America’s Cup turns to newcomers for experience

Published on May 9th, 2016

By Chris Museler, The New York Times
Peter Burling spent the weekend driving a high-performance catamaran at 30 miles per hour toward a concrete wall lined with thousands of spectators. He had to take into account a three- to five-knot current that ran along the Hudson River as he picked precise trajectories past competitors and floating marks while judging distances and counting the seconds to each maneuver.

Burling, 25, with Emirates Team New Zealand, had arrived in New York leading the America’s Cup World Series, which ends in France in November. On Sunday, his team won.

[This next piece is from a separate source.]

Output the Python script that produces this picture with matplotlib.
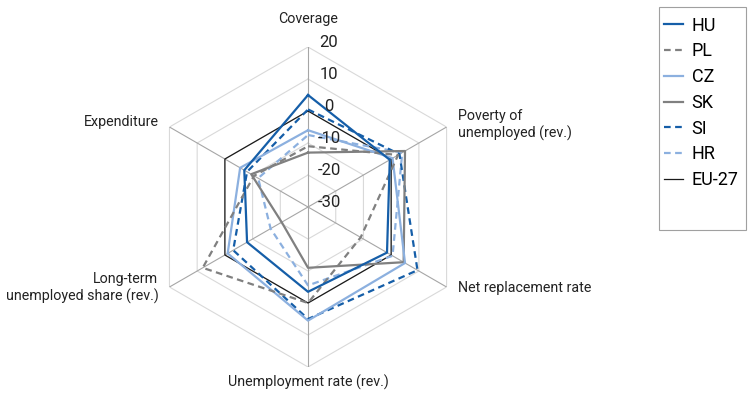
import numpy as np
import matplotlib.pyplot as plt
from matplotlib.lines import Line2D
from matplotlib.patches import Rectangle

plt.rcParams['font.family'] = ['Roboto', 'DejaVu Sans']

# radar axes, clockwise from the top
categories = ['Coverage', 'Poverty of\nunemployed (rev.)', 'Net replacement rate',
              'Unemployment rate (rev.)', 'Long-term\nunemployed share (rev.)', 'Expenditure']
countries = ['HU', 'PL', 'CZ', 'SK', 'SI', 'HR', 'EU-27']

hu = [5, -0.5, -1.5, -3.5, -8, -7]
pl = [-11, 2.5, -11, 0, 8, -10.5]
cz = [-6, 0.5, 5, 5.5, -1, -5.5]
sk = [-13, 5, 4.5, -11, -20.5, -9.5]
si = [0.5, 3, 9.5, 5, -3, -8]
hr = [-7.5, 4, 0.5, -5.5, -16.5, -12]
eu = [0, 0, 0, 0, 0, 0]

ticks = [20, 10, 0, -10, -20, -30]
rmin, rmax = -30, 20

dark_blue = '#155ea8'
light_blue = '#8cb0df'
grey = '#808080'

styles = {
    'HU': dict(color=dark_blue, ls='-', lw=1.6),
    'PL': dict(color=grey, ls=(0, (3, 2)), lw=1.6),
    'CZ': dict(color=light_blue, ls='-', lw=1.6),
    'SK': dict(color=grey, ls='-', lw=1.6),
    'SI': dict(color=dark_blue, ls=(0, (3, 2)), lw=1.6),
    'HR': dict(color=light_blue, ls=(0, (3, 2)), lw=1.6),
    'EU-27': dict(color='#1a1a1a', ls='-', lw=0.9),
}
series = {'HU': hu, 'PL': pl, 'CZ': cz, 'SK': sk, 'SI': si, 'HR': hr, 'EU-27': eu}

n = len(categories)
theta = np.linspace(0, 2 * np.pi, n, endpoint=False)
theta_c = np.append(theta, theta[0])

fig = plt.figure(figsize=(7.48, 3.94), dpi=100)
ax = fig.add_axes([0.1979, 0.0685, 0.4278, 0.8122], projection='polar')
ax.set_theta_zero_location('N')
ax.set_theta_direction(-1)
ax.set_ylim(rmin, rmax)
ax.grid(False)
ax.spines['polar'].set_visible(False)
ax.set_xticks([])
ax.set_yticks([])

# hexagonal grid
for lev in ticks[:-1]:
    ax.plot(theta_c, [lev] * (n + 1), color='#d9d9d9', lw=0.8, zorder=1)
for t in theta:
    ax.plot([t, t], [rmin, rmax], color='#a6a6a6', lw=0.8, zorder=1)

# series, EU-27 first so the country lines sit above it
for c in countries[::-1]:
    vals = series[c] + series[c][:1]
    ax.plot(theta_c, vals, zorder=3, **styles[c])

# radial tick labels along the top spoke
for lev in ticks:
    ax.annotate(str(lev), xy=(0, lev), xytext=(21, 5), textcoords='offset pixels',
                ha='center', va='center', fontsize=12, color='#222222')

# category labels
label_pos = [((0, 28), 'center'), ((11, 2), 'left'), ((11, -1), 'left'),
             ((0, -15), 'center'), ((-11, -1), 'right'), ((-11, 5), 'right')]
for t, lab, (off, ha) in zip(theta, categories, label_pos):
    ax.annotate(lab, xy=(t, rmax), xytext=off, textcoords='offset pixels',
                ha=ha, va='center', fontsize=10.3, color='#222222',
                multialignment=ha if ha != 'center' else 'center')

# legend in a tall box at the right
handles = [Line2D([], [], **styles[c]) for c in countries]
W, H = 748, 394
fig.add_artist(Rectangle((659 / W, 1 - 230 / H), 87 / W, 223 / H,
                         transform=fig.transFigure, fill=False,
                         edgecolor='#a0a0a0', lw=0.8))
fig.legend(handles, countries, loc='upper left',
           bbox_to_anchor=(660 / W, 1 - 13 / H), frameon=False,
           fontsize=13, handlelength=1.1, handletextpad=0.45,
           labelspacing=0.43, borderpad=0.2, borderaxespad=0)

fig.savefig('out.png', dpi=100)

For most of his competitors, these new Cup boats present a steep learning curve. But for the calm, soft-spoken Burling, the youngest helmsman in the fleet, this is pretty normal stuff, and with professional sailing having turned nearly entirely over to catamarans since the 2013 Cup, young sailors like Burling will very likely become the norm at the top of the professional heap.

In 2013, only one professional sailing series was held in catamarans: the Extreme Sailing Series, with 40-footers. This year, five pro series are being contested in catamarans, and half are using hydrofoils, almost doubling the speed of the boats, to averages of 25 to 30 m.p.h.

Sailors in their 20s, and young designers focused on foil development, are beginning to dominate this new order of the sport.

“Quite a few guys my age have spent a lot of hours sailing hydrofoil boats, like the Flying Phantom and the International Moth,” Burling said last week. “Before the Cup was foiling, I was already sailing a Moth.”

The foiling Moth, a single-person, single-hulled dinghy, represents the proving ground for top Cup talent. In 2011, Burling was fourth at the world championship; the winner, Nathan Outteridge, now the helmsman for Artemis Racing, was 24.

The next year, Burling finished second, behind Outteridge, at the London Olympics in the two-person 49er class. Since then, Burling and his crew member, Blair Tuke, have won 25 consecutive 49er events and are favorites to win the gold medal at this summer’s Olympics in Rio de Janeiro. Burling and Tuke are set to fly to Rio this week to get back into their 49er Olympic training.

Glenn Ashby keeps their Cup team advancing. At 38, Ashby, a catamaran specialist in his third multihull Cup campaign, is the team’s leader and is straddling the old and new generations of Cup sailors. He said sailors like Burling were essential to a successful Cup campaign.

“The best mix these days is to have some older heads who know how a large campaign works,” said Ashby, an Olympic medalist for Australia and a multiple-time world champion in multihulls, “but you need the young guys who have the skill set to push the boat hard and drive the boat accurately. If you had just old guys, you’d miss out on the abilities of the foiling generation.”